Monica Ali's Brick LaneI can't say whether or not sultry beauty Monica Ali is the next Zadie Smith as I've managed to navigate my life without thus far reading 'White Teeth' (and in any case there are those that reckon just asking the question is racist) but what I can say after completing it is that Ali's first novel Brick Lane is indeed a big and clever book.

The plot: Having survived an apparent stillbirth Nazneen is an Asian immigrant in London's Tower Hamlets who has decided to submit herself to the will of fate, and her developing sense of self and community in her new country is contrasted with letters from her sister Hasina whose more wilful nature sends her headlong from one misadventure to another back in Bangladesh.

Although she occasionally lapses into glib similes, Ali shows three main strengths in her writing - the ability to deftly handle the juxtaposition between the personal and the political; the detailed characterisation of even the minor players in the story and her ability to blindside her readers with very adroitly-handled plot developments.

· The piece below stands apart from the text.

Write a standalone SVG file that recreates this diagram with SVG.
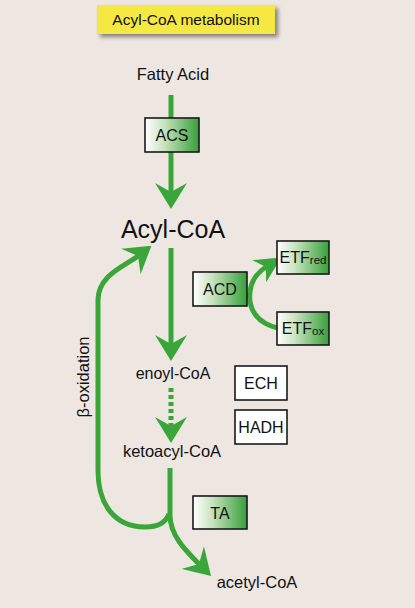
<svg xmlns="http://www.w3.org/2000/svg" width="415" height="608" viewBox="0 0 415 608">
<defs>
<linearGradient id="gbox" x1="0" y1="0" x2="1" y2="0">
<stop offset="0" stop-color="#ffffff"/>
<stop offset="0.35" stop-color="#c9e3c0"/>
<stop offset="1" stop-color="#36a03a"/>
</linearGradient>
<filter id="shadow" x="-10%" y="-30%" width="130%" height="180%">
<feGaussianBlur in="SourceAlpha" stdDeviation="2"/>
<feOffset dx="3" dy="3" result="b"/>
<feComponentTransfer><feFuncA type="linear" slope="0.45"/></feComponentTransfer>
<feMerge><feMergeNode/><feMergeNode in="SourceGraphic"/></feMerge>
</filter>
<marker id="arrow" markerUnits="userSpaceOnUse" viewBox="0 0 26 32" markerWidth="26" markerHeight="32" refX="9" refY="16" orient="auto">
<path d="M0,0 L26,16 L0,32 L9,16 Z" fill="#3aa63a"/>
</marker>
<marker id="arrowS" markerUnits="userSpaceOnUse" viewBox="0 0 26 26" markerWidth="26" markerHeight="26" refX="8" refY="13" orient="auto">
<path d="M0,0 L26,13 L0,26 L8,13 Z" fill="#3aa63a"/>
</marker>
</defs>
<style>
.t{font-family:"Liberation Sans",Arial,sans-serif;fill:#111111}
.box{fill:url(#gbox);stroke:#1a1a1a;stroke-width:1.6}
.wbox{fill:#ffffff;stroke:#1a1a1a;stroke-width:1.6}
.ln{fill:none;stroke:#3aa63a;stroke-width:5}
.bl{font-size:16px}
</style>
<rect width="415" height="608" fill="#ede6e1"/>
<g id="title">
<rect x="97" y="5" width="178" height="29" fill="#f6e842" filter="url(#shadow)"/>
<text class="t" x="186" y="25" font-size="15.5" text-anchor="middle">Acyl-CoA metabolism</text>
</g>
<g id="connectors">
<path class="ln" d="M171,95 L171,192" marker-end="url(#arrow)"/>
<path class="ln" d="M171,248 L171,344" marker-end="url(#arrow)"/>
<path class="ln" d="M171,388 L171,426" stroke-dasharray="4 3" marker-end="url(#arrow)"/>
<path class="ln" d="M170,468 L170,515 C170,535 185,550 199,564" marker-end="url(#arrow)"/>
<path class="ln" d="M169,514 C165,524 157,527 145,527 C115,527 98,505 98,470 L98,300 C98,275 125,266 138,256" marker-end="url(#arrow)"/>
<path class="ln" d="M278,328 C256,323 248,308 250,292 C251,281 258,272 266,267" marker-end="url(#arrowS)"/>
</g>
<g id="fatty-acid"><text class="t" x="173" y="80" font-size="16.5" text-anchor="middle">Fatty Acid</text></g>
<g id="acs"><rect class="box" x="145" y="118" width="54" height="34"/><text class="t bl" x="172" y="141" text-anchor="middle">ACS</text></g>
<g id="acyl-coa"><text class="t" x="173" y="238" font-size="25" text-anchor="middle">Acyl-CoA</text></g>
<g id="acd"><rect class="box" x="193" y="272" width="54" height="34"/><text class="t bl" x="220" y="295" text-anchor="middle">ACD</text></g>
<g id="etf-red"><rect class="box" x="277" y="241" width="52" height="33"/><text class="t" x="303" y="263" font-size="16" text-anchor="middle">ETF<tspan font-size="11.5" dy="1">red</tspan></text></g>
<g id="etf-ox"><rect class="box" x="277" y="312" width="52" height="33"/><text class="t" x="303" y="334" font-size="16" text-anchor="middle">ETF<tspan font-size="11.5" dy="1">ox</tspan></text></g>
<g id="enoyl-coa"><text class="t" x="173" y="379" font-size="16" text-anchor="middle">enoyl-CoA</text></g>
<g id="ech"><rect class="wbox" x="235" y="366" width="52" height="34"/><text class="t bl" x="261" y="389" text-anchor="middle">ECH</text></g>
<g id="hadh"><rect class="wbox" x="235" y="410" width="52" height="34"/><text class="t bl" x="261" y="433" text-anchor="middle">HADH</text></g>
<g id="ketoacyl-coa"><text class="t" x="172" y="457" font-size="16.5" text-anchor="middle">ketoacyl-CoA</text></g>
<g id="ta"><rect class="box" x="193" y="496" width="54" height="33"/><text class="t bl" x="220" y="519" text-anchor="middle">TA</text></g>
<g id="acetyl-coa"><text class="t" x="257" y="588" font-size="16.5" text-anchor="middle">acetyl-CoA</text></g>
<g id="beta-oxidation"><text class="t" x="0" y="0" font-size="16.5" text-anchor="middle" transform="translate(89,377) rotate(-90)">β-oxidation</text></g>
</svg>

When tragedy strikes about a quarter way through the book it's one of the most moving pieces of writing I've read in a long while. As Nazneen's arranged marriage starts to strain and the global events circa 9/11 make their impact felt throughout the community Ali's writing becomes braver, more contemporary and relevant reflecting her central character's growing sense of self-actualization.

Who knows where Monica Ali goes from here, but with Brick Lane she has laid down the foundations for a glittering career.


James Crumley's The Final CountryIn contrast to the humanity and compassion implicit in Ali's book, James Crumley's The Final Country is as raw, seamy and nihilistic a chunk of pulp as you're ever likely to read. The plot is dense and preposterous even by the genre standards of the private-eye novel and I struggled at times to keep up with a wide array of supporting characters and the motivations behind their malice, mendacity and venality.

But this will barely matter if you just submit yourself to the escapist thrills of a book where barely a paragraph goes by without copious amounts of single malt whisky; cocaine; codeine; vicious, visceral punch-ups or graphic three-way sex. It's a heady brew of swampy white-trash Americana with James Bond-style plot pyrotechnics which would just be plain ridiculous in lesser hands but Crumley's whip-smart writing gives a poetic thrill to the surreal shenanigans, pulling the reader through to the head-spinning wtf? climax.

Recommended, then. If you're man enough for it.